Case Name: Elizabeth S. Griffiths v. Frederick M. McCarthy, Executor
Court: Connecticut Superior Court
Jurisdiction: Connecticut
Decision Date: 1949-03-31
Citations: 16 Conn. Supp. 147
Docket Number: File No. 72021
Parties: Elizabeth S. Griffiths v. Frederick M. McCarthy, Executor
Judges: 
Reporter: Connecticut Supplement
Volume: 16
Pages: 147–149

Head Matter:
Elizabeth S. Griffiths v. Frederick M. McCarthy, Executor
Superior Court New Haven County
File No. 72021
Memorandum filed March 31, 1949
Alcorn, Bakewell & Alcorn, of Hartford, for the Plaintiff.
Harold E. Drew, William F. Healey and Frederick M. McCarthyof Derby, for the Defendant.

Opinion:
O'SULLIVAN, J.
The parties have argued the legal questions involved herein on the assumption that the demurrer has properly raised them.
The plaintiff's claims of grievance are that, in its computation of a proposed allocation of the federal estate tax, the Probate Court for the district of Derby followed the provisions of certain statutes (General Statutes, Sup. 1945 § 315h-322h) which, the plaintiff asserts, are not only in violation of Article First of our state constitution and of the fourteenth amendment to the federal constitution but are also invalid on the grounds of repugnancy.

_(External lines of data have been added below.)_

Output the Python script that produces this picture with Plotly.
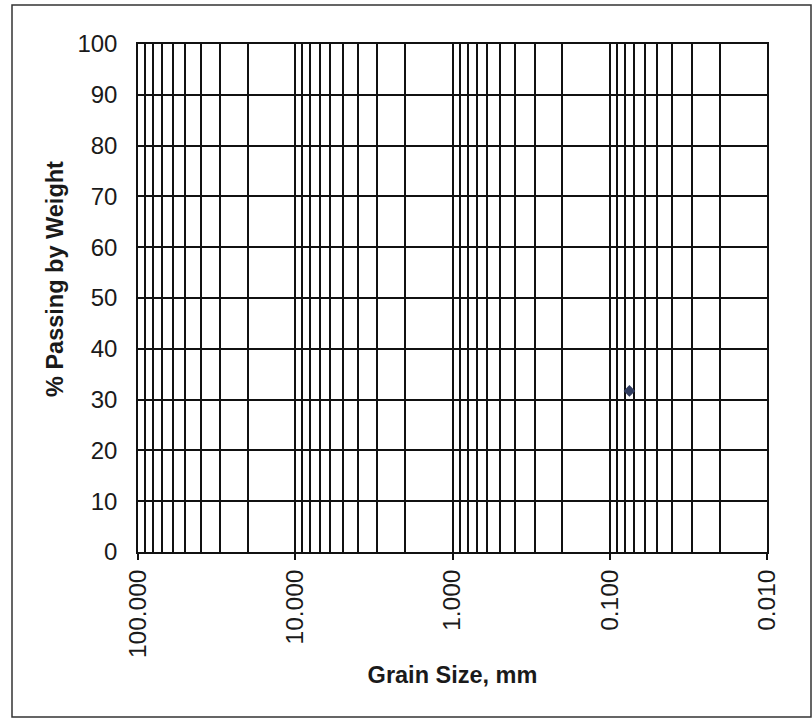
import plotly.graph_objects as go

# Data
grain_size_mm = [0.075]
percent_passing = [31.7]

x_tick_values = [100, 10, 1, 0.1, 0.01]
x_tick_labels = ["100.000", "10.000", "1.000", "0.100", "0.010"]
y_tick_values = [0, 10, 20, 30, 40, 50, 60, 70, 80, 90, 100]

minor_grid = [m * d for d in [0.01, 0.1, 1, 10] for m in range(2, 10)]

fig = go.Figure()
fig.add_trace(go.Scatter(
    x=grain_size_mm, y=percent_passing, mode="markers",
    marker=dict(symbol="diamond", size=9, color="#2f3b5e"),
    showlegend=False,
))

L, R, T, B = 138, 45, 44, 170
W, H = 812, 722
pw, ph = W - L - R, H - T - B

fig.update_layout(
    width=W, height=H,
    margin=dict(l=L, r=R, t=T, b=B, autoexpand=False),
    paper_bgcolor="white", plot_bgcolor="white",
    font=dict(family="Liberation Sans, Arial, sans-serif", color="#1a1a1a", size=24),
    xaxis=dict(
        type="log", range=[2, -2],
        tickmode="array", tickvals=x_tick_values, ticktext=x_tick_labels,
        tickangle=-90, ticks="outside", ticklen=6, tickcolor="#111", tickwidth=1.5,
        showgrid=True, gridcolor="#111", gridwidth=1.5,
        minor=dict(tickmode="array", tickvals=minor_grid, showgrid=True,
                   gridcolor="#111", gridwidth=1.5, ticks=""),
        showline=True, linecolor="#111", linewidth=1.5, mirror=True,
        zeroline=False,
        title=dict(text="<b>Grain Size, mm</b>", font=dict(size=23.5), standoff=9),
        tickfont=dict(size=24.5),
    ),
    yaxis=dict(
        range=[0, 100], tickmode="array", tickvals=y_tick_values,
        ticks="", showgrid=True, gridcolor="#111", gridwidth=1.5,
        showline=True, linecolor="#111", linewidth=1.5, mirror=True,
        zeroline=False, ticklabelstandoff=14,
        tickfont=dict(size=24),
    ),
)

fig.add_annotation(
    text="<b>% Passing by Weight</b>", textangle=-90,
    xref="paper", yref="paper", x=(55 - L) / pw, y=(T + ph - 279) / ph,
    xanchor="center", yanchor="middle", showarrow=False,
    font=dict(size=23.5),
)

# outer frame
fig.add_shape(type="rect", xref="paper", yref="paper",
              x0=(12 - L) / pw, x1=(811 - L) / pw,
              y0=-(717 - (T + ph)) / ph, y1=1 + (T - 5) / ph,
              line=dict(color="#333", width=1.5), layer="below")

fig.write_html("out.html")
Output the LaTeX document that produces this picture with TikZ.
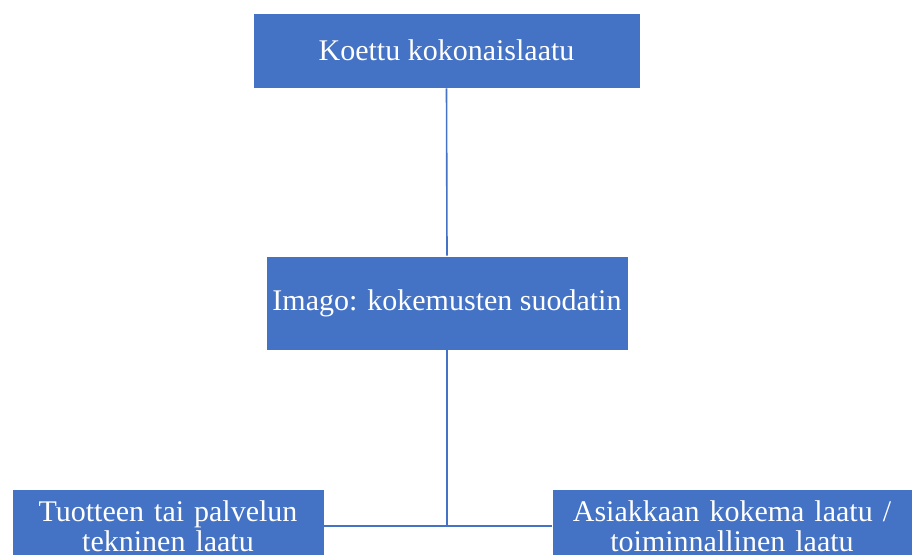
\documentclass[tikz,border=0pt]{standalone}
\usepackage{fontspec}
\setmainfont{Liberation Serif}
\definecolor{laatublue}{HTML}{4472C4}

\begin{document}
\begin{tikzpicture}[x=1pt,y=1pt,
    laatubox/.style={fill=laatublue, draw=white, line width=0.8pt, text=white,
      font=\fontsize{30}{30}\selectfont, align=center, inner sep=0pt},
    yhteys/.style={draw=laatublue, line width=1.6pt}]
    \useasboundingbox (0,0) rectangle (920,554);
    \node [laatubox, minimum width=387, minimum height=75] (koettu) at (446.5,503.5) {Koettu kokonaislaatu};
    \node [laatubox, minimum width=362, minimum height=94] (imago) at (447,251) {Imago: kokemusten suodatin};
    \node [laatubox, minimum width=312, minimum height=74, text width=312] (tekninen) at (168,28) {Tuotteen tai palvelun\\tekninen laatu};
    \node [laatubox, minimum width=360, minimum height=74, text width=360] (toiminnallinen) at (732,28) {Asiakkaan kokema laatu /\\toiminnallinen laatu};
    % yhteydet
    \draw [yhteys] (koettu.south) -- (imago.north);
    \draw [yhteys] (tekninen.east) -- (toiminnallinen.west);
    \draw [yhteys] (imago.south) -- (imago.south |- tekninen.east);
\end{tikzpicture}
\end{document}
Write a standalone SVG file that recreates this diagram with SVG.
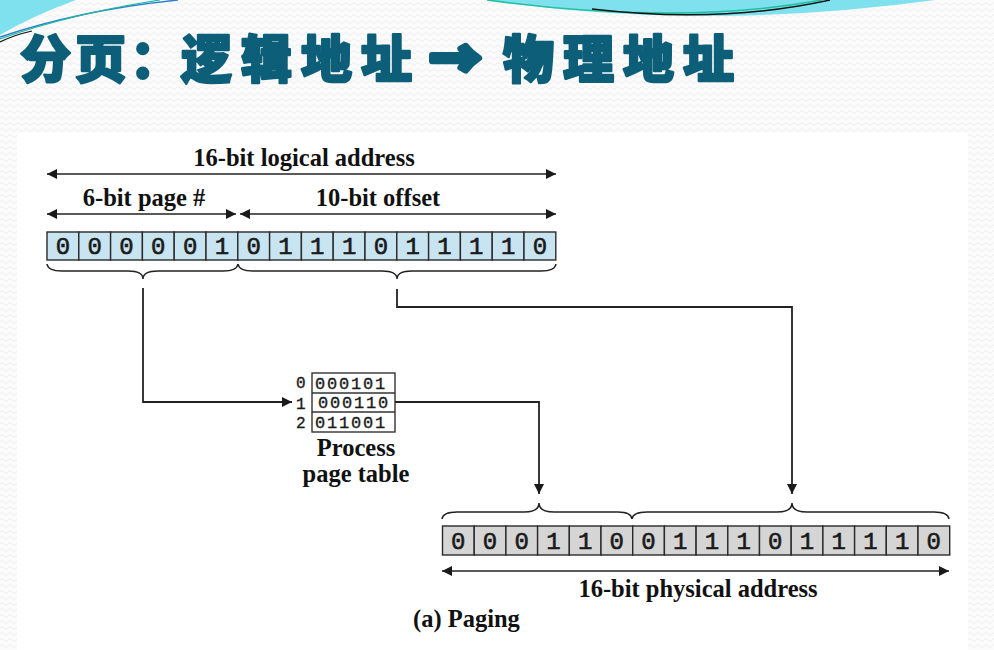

First, as to the unconstitutionality of the statutes. The plaintiff's argument, however plausible it may seem, lacks that element of overpowering persuasiveness to get her by two obstacles that stand in her way in a nisi prius tribunal. The first of these is that in the only reported pertinent cases from courts of appellate jurisdiction the law is contrary to the plaintiff's position. Jeffery's Estate, 333 Pa. 15; Merchants National Bank v. Merchants National Bank, 318 Mass. 563. The latter appears to be on all fours with the case at bar.
The second obstacle, heightened by the precedents of sister states, rests on the gravity of classifying as unconstitutional an act of the legislature. "It is our duty to approach the question with great caution, examine it with infinite care, make every presumption and intendment in its favor, and sustain the Act unless its invalidity is . . . beyond reasonable doubt." Beach v. Bradstreet, 85 Conn. 344, 349; State ex rel. Brush v. Sixth Taxing District, 104 Conn. 192, 205.
In the face of this warning and in the light of the Pennsylvania and Massachusetts decisions, I must hold the statutes constitutional.
The other claim is that § 322h, which makes the proration statutes applicable to estates of persons dying within one year prior to their effective date, is repugnant to that provision permitting a testator to avoid the effect of a prorating of taxes by appropriate language in his will. The reason for this claim is that the testator, Pinney, died within a year before the date when the statutes became operative. The repugnancy exists, it is urged, because the statutes, while imposing what, to Pinney, was an unknown method of burdening the legacies he created, make it impossible, because of his death, for him to avoid the effect of the statutes as permitted by § 315h.
I need not consider whether this point can be raised by the legatees as distinguished from Pinney's representative, inasmuch as I find no repugnancy to exist.
The pertinent language of § 315h upon which the plaintiff rests her argument of repugnancy reads as follows: "except when a testator otherwise directs in his will" etc. This created no new right. Our common law is that the intention of the testator is to be carried out. The quoted words are merely an acknowledgment of the existing common law. Although Pinney did not know of the proration statutes because he died before they were enacted, he could have expressed himself testamentarily, had he so chosen, with respect to the freedom from taxation upon his specific legacies under existing law or that which might thereafter be enacted.
Furthermore, if one assumes that there is a repugnancy, the entire set of proration statutes does not necessarily fall. As in the construction of every law containing provisions which are inconsistent, effect must be given to those provisions most consistent with the context and the clear intent of the legislature. O'Flaherty v. Bridgeport, 64 Conn. 159, 165; Miller v. Colonial Forestry Co., 73 Conn. 500, 505. If the statutes are constitutional, as I have already held, the intent of the legislature is clear. It is to prorate the tax burden. If the claim of repugnancy is sound, the only thing to be invalidated is the language in § 315h, reading "except when a testator otherwise directs in his will," etc.
The plaintiff's claim on this score gets her nowhere. The demurrer is sustained.